DATA PROVIDED:
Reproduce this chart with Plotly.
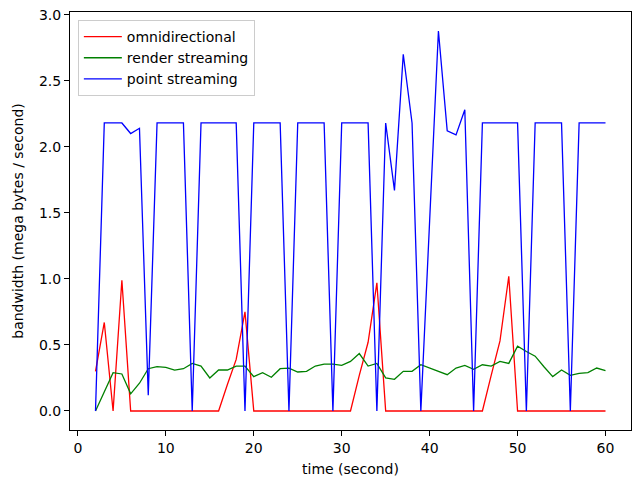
import plotly.graph_objects as go

time = list(range(2, 61))

omnidirectional = ([0.30, 0.67, 0.0, 0.99]            # x = 2..5
                   + [0.0] * 11                        # x = 6..16
                   + [0.20, 0.39, 0.75]                # x = 17..19
                   + [0.0] * 12                        # x = 20..31
                   + [0.27, 0.52, 0.97]                # x = 32..34
                   + [0.0] * 12                        # x = 35..46
                   + [0.27, 0.53, 1.02]                # x = 47..49
                   + [0.0] * 11)                       # x = 50..60

render_streaming = [0.0, 0.15, 0.29, 0.28, 0.13, 0.21, 0.32, 0.335, 0.33, 0.31,
                    0.32, 0.36, 0.34, 0.25, 0.31, 0.31, 0.34, 0.34, 0.26, 0.29,
                    0.255, 0.32, 0.325, 0.295, 0.30, 0.34, 0.355, 0.355, 0.345, 0.375,
                    0.435, 0.34, 0.36, 0.25, 0.24, 0.30, 0.30, 0.35, 0.325, 0.30,
                    0.275, 0.325, 0.345, 0.315, 0.35, 0.34, 0.375, 0.36, 0.49, 0.45,
                    0.415, 0.335, 0.26, 0.31, 0.27, 0.285, 0.29, 0.325, 0.305]

point_streaming = [0.0, 2.18, 2.18, 2.18, 2.10, 2.14, 0.12, 2.18, 2.18, 2.18,
                   2.18, 0.0, 2.18, 2.18, 2.18, 2.18, 2.18, 0.0, 2.18, 2.18,
                   2.18, 2.18, 0.0, 2.18, 2.18, 2.18, 2.18, 0.0, 2.18, 2.18,
                   2.18, 2.18, 0.0, 2.18, 1.67, 2.70, 2.18, 0.0, 1.44, 2.876,
                   2.12, 2.09, 2.28, 0.0, 2.18, 2.18, 2.18, 2.18, 2.18, 0.0,
                   2.18, 2.18, 2.18, 2.18, 0.0, 2.18, 2.18, 2.18, 2.18]

series = [
    ("omnidirectional", omnidirectional, "#ff0000"),
    ("render streaming", render_streaming, "#008000"),
    ("point streaming", point_streaming, "#0000ff"),
]

fig = go.Figure()
for name, vals, color in series:
    fig.add_trace(go.Scatter(x=time, y=vals, mode="lines", name=name,
                             line=dict(color=color, width=1.3)))

axis_common = dict(showline=True, linecolor="black", linewidth=1, mirror=True,
                   ticks="outside", ticklen=5, tickwidth=1, tickcolor="black",
                   showgrid=False, zeroline=False, automargin=False,
                   tickfont=dict(family="DejaVu Sans", size=14, color="black"))

fig.update_layout(
    width=633, height=478,
    margin=dict(l=70, r=2, t=12, b=48),
    paper_bgcolor="white", plot_bgcolor="white",
    font=dict(family="DejaVu Sans", size=14, color="black"),
    xaxis=dict(range=[-0.9, 62.9], tickmode="array",
               tickvals=[0, 10, 20, 30, 40, 50, 60],
               title=dict(text="time (second)", standoff=9,
                          font=dict(family="DejaVu Sans", size=14)),
               **axis_common),
    yaxis=dict(range=[-0.144, 3.02], tickmode="array",
               tickvals=[0.0, 0.5, 1.0, 1.5, 2.0, 2.5, 3.0], tickformat=".1f",
               title=dict(text="bandwidth (mega bytes / second)", standoff=12,
                          font=dict(family="DejaVu Sans", size=14)),
               **axis_common),
    legend=dict(x=0.014, y=0.981, xanchor="left", yanchor="top",
                bgcolor="rgba(255,255,255,0.8)", bordercolor="#cccccc",
                borderwidth=1, font=dict(family="DejaVu Sans", size=14),
                tracegroupgap=0, itemwidth=38),
    showlegend=True,
)

fig.write_html("out.html",
               config={"displayModeBar": False},
               post_script="document.body.style.margin='0px';document.body.style.overflow='hidden';")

EXERCISE DESCRIPTION:
Return only the lines running from the top of the data to the line that holds "time = list(range(2, 61))". Include both of those lines, but skip the pictures.

RESPONSE TO THIS TASK:
Reproduce this chart with Plotly.
import plotly.graph_objects as go

time = list(range(2, 61))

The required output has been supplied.